→ PROBLEM TO SOLVE:
All lines from the beginning of the listing through the line with "tx.textContent=t;" are to be copied word for word; the pictures are not.

# DATA start

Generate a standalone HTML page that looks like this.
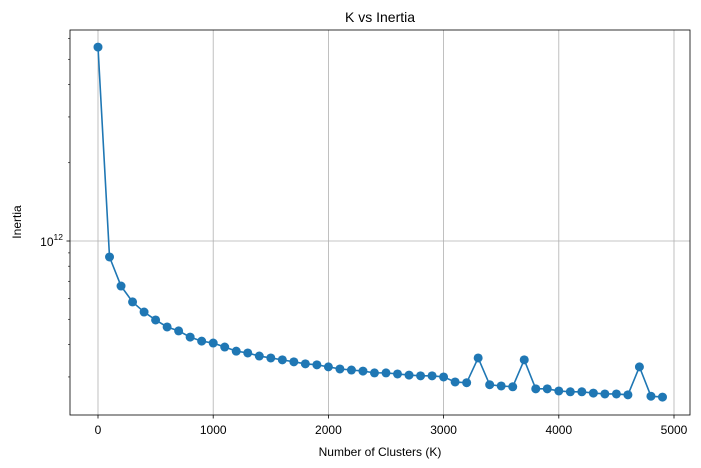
<!DOCTYPE html>
<html><head><meta charset="utf-8"><style>
body{margin:0;background:#fff}
svg{display:block;font-family:"Liberation Sans","DejaVu Sans",sans-serif}
</style></head><body>
<svg id="chart" width="701" height="468" viewBox="0 0 701 468">
<rect x="0" y="0" width="701" height="468" fill="#fff"/>
<g id="grid"></g>
<g id="series"></g>
<g id="axes"></g>
<text x="380" y="22" font-size="14" text-anchor="middle">K vs Inertia</text>
<text x="380" y="456" font-size="12" text-anchor="middle">Number of Clusters (K)</text>
<text x="21" y="222" font-size="12" text-anchor="middle" transform="rotate(-90 21 222)">Inertia</text>
</svg>
<script>
const kValues=[0,100,200,300,400,500,600,700,800,900,1000,1100,1200,1300,1400,1500,1600,1700,1800,1900,2000,2100,2200,2300,2400,2500,2600,2700,2800,2900,3000,3100,3200,3300,3400,3500,3600,3700,3800,3900,4000,4100,4200,4300,4400,4500,4600,4700,4800,4900];
const inertiaE12=[5.57,0.868,0.671,0.583,0.533,0.497,0.467,0.451,0.427,0.412,0.405,0.391,0.377,0.371,0.361,0.355,0.349,0.343,0.337,0.334,0.328,0.322,0.319,0.316,0.311,0.311,0.308,0.305,0.303,0.303,0.300,0.287,0.285,0.355,0.280,0.277,0.275,0.349,0.270,0.270,0.265,0.263,0.263,0.260,0.258,0.258,0.256,0.328,0.253,0.251];
const xTicks=[0,1000,2000,3000,4000,5000];
const yMinorTicks=[0.3,0.4,0.5,0.6,0.7,0.8,0.9,2,3,4,5,6];
const NS="http://www.w3.org/2000/svg";
const L=70,R=690,T=30,B=415;
function xs(v){return 98+v*0.1152;}
function ys(v){return 241-260*Math.log10(v);}
function mk(tag,attrs,parent){const e=document.createElementNS(NS,tag);for(const k in attrs)e.setAttribute(k,attrs[k]);parent.appendChild(e);return e;}
const grid=document.getElementById('grid'),axes=document.getElementById('axes'),series=document.getElementById('series');
xTicks.forEach(t=>{
  const x=xs(t);
  const g=mk('line',{x1:x,x2:x,y1:T,y2:B,stroke:'#b0b0b0','stroke-width':0.8},grid);
  
  
  const tk=mk('line',{x1:x,x2:x,y1:B,y2:B+3.5,stroke:'#000','stroke-width':0.8},axes);
  
  
  const tx=mk('text',{x:x,y:B+19,'font-size':12,'text-anchor':'middle'},axes);
  tx.textContent=t;
  
  
});
{
  const y=ys(1);
  const g=mk('line',{x1:L,x2:R,y1:y,y2:y,stroke:'#b0b0b0','stroke-width':0.8},grid);
  
  
  const tk=mk('line',{x1:L-3.5,x2:L,y1:y,y2:y,stroke:'#000','stroke-width':0.8},axes);
  
  
  const tx=mk('text',{x:L-7,y:y+5,'font-size':12,'text-anchor':'end'},axes);
  tx.innerHTML='10<tspan dy="-6" font-size="8.5">12</tspan>';
  
  
}
yMinorTicks.forEach(v=>{
  const y=ys(v);
  const tk=mk('line',{x1:L-2,x2:L,y1:y,y2:y,stroke:'#000','stroke-width':0.6},axes);
  
  
});
const fr=mk('rect',{x:L,y:T,width:R-L,height:B-T,fill:'none',stroke:'#000','stroke-width':0.8},axes);


const pts=kValues.map((k,i)=>xs(k)+','+ys(inertiaE12[i])).join(' ');
const pl=mk('polyline',{points:pts,fill:'none',stroke:'#1f77b4','stroke-width':1.6},series);


kValues.forEach((k,i)=>{
  const c=mk('circle',{cx:xs(k),cy:ys(inertiaE12[i]),r:4.5,fill:'#1f77b4'},series);
  
  
});
</script>
</body></html>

# DATA end

→ SOLUTION TO THIS PROBLEM:
Generate a standalone HTML page that looks like this.
<!DOCTYPE html>
<html><head><meta charset="utf-8"><style>
body{margin:0;background:#fff}
svg{display:block;font-family:"Liberation Sans","DejaVu Sans",sans-serif}
</style></head><body>
<svg id="chart" width="701" height="468" viewBox="0 0 701 468">
<rect x="0" y="0" width="701" height="468" fill="#fff"/>
<g id="grid"></g>
<g id="series"></g>
<g id="axes"></g>
<text x="380" y="22" font-size="14" text-anchor="middle">K vs Inertia</text>
<text x="380" y="456" font-size="12" text-anchor="middle">Number of Clusters (K)</text>
<text x="21" y="222" font-size="12" text-anchor="middle" transform="rotate(-90 21 222)">Inertia</text>
</svg>
<script>
const kValues=[0,100,200,300,400,500,600,700,800,900,1000,1100,1200,1300,1400,1500,1600,1700,1800,1900,2000,2100,2200,2300,2400,2500,2600,2700,2800,2900,3000,3100,3200,3300,3400,3500,3600,3700,3800,3900,4000,4100,4200,4300,4400,4500,4600,4700,4800,4900];
const inertiaE12=[5.57,0.868,0.671,0.583,0.533,0.497,0.467,0.451,0.427,0.412,0.405,0.391,0.377,0.371,0.361,0.355,0.349,0.343,0.337,0.334,0.328,0.322,0.319,0.316,0.311,0.311,0.308,0.305,0.303,0.303,0.300,0.287,0.285,0.355,0.280,0.277,0.275,0.349,0.270,0.270,0.265,0.263,0.263,0.260,0.258,0.258,0.256,0.328,0.253,0.251];
const xTicks=[0,1000,2000,3000,4000,5000];
const yMinorTicks=[0.3,0.4,0.5,0.6,0.7,0.8,0.9,2,3,4,5,6];
const NS="http://www.w3.org/2000/svg";
const L=70,R=690,T=30,B=415;
function xs(v){return 98+v*0.1152;}
function ys(v){return 241-260*Math.log10(v);}
function mk(tag,attrs,parent){const e=document.createElementNS(NS,tag);for(const k in attrs)e.setAttribute(k,attrs[k]);parent.appendChild(e);return e;}
const grid=document.getElementById('grid'),axes=document.getElementById('axes'),series=document.getElementById('series');
xTicks.forEach(t=>{
  const x=xs(t);
  const g=mk('line',{x1:x,x2:x,y1:T,y2:B,stroke:'#b0b0b0','stroke-width':0.8},grid);
  
  
  const tk=mk('line',{x1:x,x2:x,y1:B,y2:B+3.5,stroke:'#000','stroke-width':0.8},axes);
  
  
  const tx=mk('text',{x:x,y:B+19,'font-size':12,'text-anchor':'middle'},axes);
  tx.textContent=t;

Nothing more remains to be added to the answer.